For almost three decades, ReactOS has been the most ambitious impossible project in open source: a clean-room reimplementation of the Windows NT kernel that can run Windows applications without Microsoft's code. It has always been technically fascinating and practically borderline. Then, on July 5, 2026, a ReactOS nightly build ran Half-Life 2 in-game on real hardware.
The feat used a GeForce GTX 960 with NVIDIA's legacy 368.61 Windows driver — not an emulation layer, not WINE, not a VM. Just ReactOS, a GPU, and a game that shipped in 2004. According to Phoronix, this came roughly 30 days after a prior milestone: running the original Half-Life on actual hardware.
These aren't benchmarks. ReactOS's compatibility with real-world software is still incomplete, and the project's own developers are careful not to oversell it. But running a 3D game with a proprietary GPU driver is a meaningful signal about the state of ReactOS's Win32 subsystem and its ability to handle the kind of graphics and memory management that modern applications depend on.

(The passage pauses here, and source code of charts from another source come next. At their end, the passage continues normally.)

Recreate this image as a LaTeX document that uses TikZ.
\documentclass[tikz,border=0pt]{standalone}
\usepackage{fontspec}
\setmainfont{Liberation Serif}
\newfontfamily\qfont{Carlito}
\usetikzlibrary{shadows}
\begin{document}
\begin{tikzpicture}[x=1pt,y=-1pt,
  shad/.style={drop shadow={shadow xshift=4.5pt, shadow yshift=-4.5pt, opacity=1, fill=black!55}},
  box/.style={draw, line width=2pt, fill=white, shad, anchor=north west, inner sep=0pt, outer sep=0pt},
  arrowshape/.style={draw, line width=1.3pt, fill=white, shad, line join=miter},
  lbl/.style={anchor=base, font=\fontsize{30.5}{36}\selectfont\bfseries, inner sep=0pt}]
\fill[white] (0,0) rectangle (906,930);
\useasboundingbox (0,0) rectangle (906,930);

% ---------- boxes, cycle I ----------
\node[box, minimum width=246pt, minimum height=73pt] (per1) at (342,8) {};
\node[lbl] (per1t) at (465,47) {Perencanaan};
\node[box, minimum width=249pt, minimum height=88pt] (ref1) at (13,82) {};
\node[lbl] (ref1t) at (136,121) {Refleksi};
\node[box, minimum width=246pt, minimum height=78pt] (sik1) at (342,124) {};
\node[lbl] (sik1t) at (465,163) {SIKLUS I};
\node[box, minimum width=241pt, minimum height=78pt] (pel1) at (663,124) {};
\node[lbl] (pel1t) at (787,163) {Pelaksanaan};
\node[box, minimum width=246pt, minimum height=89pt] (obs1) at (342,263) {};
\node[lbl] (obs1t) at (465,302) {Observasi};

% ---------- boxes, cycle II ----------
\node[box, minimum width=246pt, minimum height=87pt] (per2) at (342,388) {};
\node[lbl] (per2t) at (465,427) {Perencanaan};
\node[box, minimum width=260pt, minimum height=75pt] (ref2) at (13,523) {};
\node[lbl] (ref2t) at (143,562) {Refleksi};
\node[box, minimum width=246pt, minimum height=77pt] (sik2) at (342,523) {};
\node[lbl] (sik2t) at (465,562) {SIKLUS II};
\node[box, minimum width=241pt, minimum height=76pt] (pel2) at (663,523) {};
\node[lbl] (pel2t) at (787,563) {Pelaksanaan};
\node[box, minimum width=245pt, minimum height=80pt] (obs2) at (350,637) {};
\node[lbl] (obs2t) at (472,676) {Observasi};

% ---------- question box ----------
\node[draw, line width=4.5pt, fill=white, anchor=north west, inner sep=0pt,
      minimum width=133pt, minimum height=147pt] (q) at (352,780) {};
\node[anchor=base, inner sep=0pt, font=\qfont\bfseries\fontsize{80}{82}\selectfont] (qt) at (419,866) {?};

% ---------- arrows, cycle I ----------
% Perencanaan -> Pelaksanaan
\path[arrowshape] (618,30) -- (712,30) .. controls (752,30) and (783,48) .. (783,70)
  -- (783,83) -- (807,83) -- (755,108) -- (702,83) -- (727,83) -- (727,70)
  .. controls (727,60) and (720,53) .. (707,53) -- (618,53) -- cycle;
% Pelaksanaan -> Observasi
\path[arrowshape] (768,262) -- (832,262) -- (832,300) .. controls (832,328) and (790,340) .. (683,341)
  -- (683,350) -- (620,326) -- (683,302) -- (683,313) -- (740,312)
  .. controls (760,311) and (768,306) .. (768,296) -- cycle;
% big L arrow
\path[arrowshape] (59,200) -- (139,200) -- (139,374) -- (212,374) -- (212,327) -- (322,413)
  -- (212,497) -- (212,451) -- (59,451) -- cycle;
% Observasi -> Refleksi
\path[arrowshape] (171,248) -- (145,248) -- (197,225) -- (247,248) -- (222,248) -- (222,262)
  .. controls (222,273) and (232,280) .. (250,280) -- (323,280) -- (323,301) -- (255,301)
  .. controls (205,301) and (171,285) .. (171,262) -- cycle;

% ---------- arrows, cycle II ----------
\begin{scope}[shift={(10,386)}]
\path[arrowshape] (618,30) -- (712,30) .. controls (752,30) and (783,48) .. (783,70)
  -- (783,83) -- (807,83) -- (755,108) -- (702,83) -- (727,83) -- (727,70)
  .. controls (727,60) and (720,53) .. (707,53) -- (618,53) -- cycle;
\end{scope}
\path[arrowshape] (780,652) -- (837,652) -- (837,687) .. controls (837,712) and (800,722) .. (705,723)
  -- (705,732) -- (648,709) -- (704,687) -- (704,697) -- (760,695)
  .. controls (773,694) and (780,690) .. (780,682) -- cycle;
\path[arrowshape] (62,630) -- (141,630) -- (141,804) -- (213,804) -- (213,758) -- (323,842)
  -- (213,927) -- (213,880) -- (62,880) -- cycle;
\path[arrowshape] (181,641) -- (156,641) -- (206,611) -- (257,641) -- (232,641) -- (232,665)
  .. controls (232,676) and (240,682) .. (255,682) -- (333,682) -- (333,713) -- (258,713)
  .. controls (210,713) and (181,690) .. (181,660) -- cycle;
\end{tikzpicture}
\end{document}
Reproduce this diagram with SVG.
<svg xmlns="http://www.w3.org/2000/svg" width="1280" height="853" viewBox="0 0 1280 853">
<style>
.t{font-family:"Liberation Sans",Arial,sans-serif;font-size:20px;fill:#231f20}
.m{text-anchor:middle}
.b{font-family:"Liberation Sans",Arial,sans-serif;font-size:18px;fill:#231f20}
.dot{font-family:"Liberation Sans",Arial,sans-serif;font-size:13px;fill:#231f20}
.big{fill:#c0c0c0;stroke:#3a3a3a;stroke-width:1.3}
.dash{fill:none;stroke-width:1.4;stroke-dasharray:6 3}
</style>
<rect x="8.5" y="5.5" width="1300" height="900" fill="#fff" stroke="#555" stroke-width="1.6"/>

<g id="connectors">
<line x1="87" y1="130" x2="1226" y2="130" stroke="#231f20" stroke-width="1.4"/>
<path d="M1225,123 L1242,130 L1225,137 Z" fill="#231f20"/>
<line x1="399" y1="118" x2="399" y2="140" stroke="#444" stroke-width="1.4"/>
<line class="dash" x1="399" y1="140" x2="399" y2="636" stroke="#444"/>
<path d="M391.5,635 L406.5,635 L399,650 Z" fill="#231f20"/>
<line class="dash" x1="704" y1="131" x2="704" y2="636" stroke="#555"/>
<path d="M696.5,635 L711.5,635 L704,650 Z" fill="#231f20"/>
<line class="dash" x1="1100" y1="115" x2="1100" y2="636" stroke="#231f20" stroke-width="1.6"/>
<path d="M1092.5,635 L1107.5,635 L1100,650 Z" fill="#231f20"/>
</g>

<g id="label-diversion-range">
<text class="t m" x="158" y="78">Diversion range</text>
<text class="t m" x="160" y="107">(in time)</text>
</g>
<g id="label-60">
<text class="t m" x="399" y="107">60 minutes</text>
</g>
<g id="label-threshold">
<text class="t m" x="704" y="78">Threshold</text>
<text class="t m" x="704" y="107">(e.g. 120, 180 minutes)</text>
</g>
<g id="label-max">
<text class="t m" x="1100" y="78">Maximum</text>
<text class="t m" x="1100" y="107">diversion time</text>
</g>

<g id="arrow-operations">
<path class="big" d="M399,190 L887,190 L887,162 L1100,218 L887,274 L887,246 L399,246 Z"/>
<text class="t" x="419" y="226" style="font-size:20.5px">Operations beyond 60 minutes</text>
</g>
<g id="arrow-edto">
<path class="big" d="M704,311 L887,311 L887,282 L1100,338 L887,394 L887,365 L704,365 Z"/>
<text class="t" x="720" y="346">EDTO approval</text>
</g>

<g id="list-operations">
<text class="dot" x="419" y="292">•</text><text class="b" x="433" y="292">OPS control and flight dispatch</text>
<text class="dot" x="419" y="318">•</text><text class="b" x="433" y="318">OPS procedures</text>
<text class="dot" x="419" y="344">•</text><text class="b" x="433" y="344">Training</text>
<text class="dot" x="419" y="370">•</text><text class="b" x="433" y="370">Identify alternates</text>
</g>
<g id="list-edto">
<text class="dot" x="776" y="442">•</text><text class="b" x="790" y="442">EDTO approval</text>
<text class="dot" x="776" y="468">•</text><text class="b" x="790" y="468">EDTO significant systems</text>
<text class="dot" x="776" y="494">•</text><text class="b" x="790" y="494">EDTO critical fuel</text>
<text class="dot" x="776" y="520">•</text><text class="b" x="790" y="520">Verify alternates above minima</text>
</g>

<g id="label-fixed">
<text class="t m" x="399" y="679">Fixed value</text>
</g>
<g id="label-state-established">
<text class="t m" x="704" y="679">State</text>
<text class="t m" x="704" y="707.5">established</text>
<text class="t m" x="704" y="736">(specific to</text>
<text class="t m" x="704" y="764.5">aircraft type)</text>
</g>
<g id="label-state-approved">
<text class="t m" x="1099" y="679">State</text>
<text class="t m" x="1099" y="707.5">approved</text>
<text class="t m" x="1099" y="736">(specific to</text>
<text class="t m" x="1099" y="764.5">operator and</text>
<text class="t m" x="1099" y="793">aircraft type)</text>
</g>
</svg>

The project started in 1996 as FreeWin95, pivoting to target Windows NT 4.0 after NT's design proved more principled and forward-compatible. Since then, progress has been glacial by necessity — every component of the OS must be written without referencing Microsoft's source code, and the team is largely volunteers working against one of the most complex software architectures ever built.
What makes the Half-Life 2 milestone notable is context. Valve's Source engine is not a trivial workload. It makes direct calls into Win32, talks to DirectX, and depends on driver behavior that most clean-room implementations struggle to replicate correctly. Getting Half-Life 2 running in-game means ReactOS's kernel, memory model, graphics subsystem, and driver stack all reached a threshold of simultaneous correctness that earlier versions couldn't sustain.
This also matters for the open source community beyond ReactOS itself. The project shares some infrastructure with WINE, and both efforts benefit from each other's research into how Windows internals actually behave under the hood. As ReactOS inches toward usability, the upstream benefit to WINE's compatibility with modern applications grows.
No one is predicting ReactOS will replace Windows on the desktop anytime soon. But for users who need to run legacy Windows software on hardware they control entirely — without telemetry, without license costs, without end-of-life risk — the gap between "interesting project" and "actually useful" is narrowing faster than it has in years. After 28 years, that's worth marking.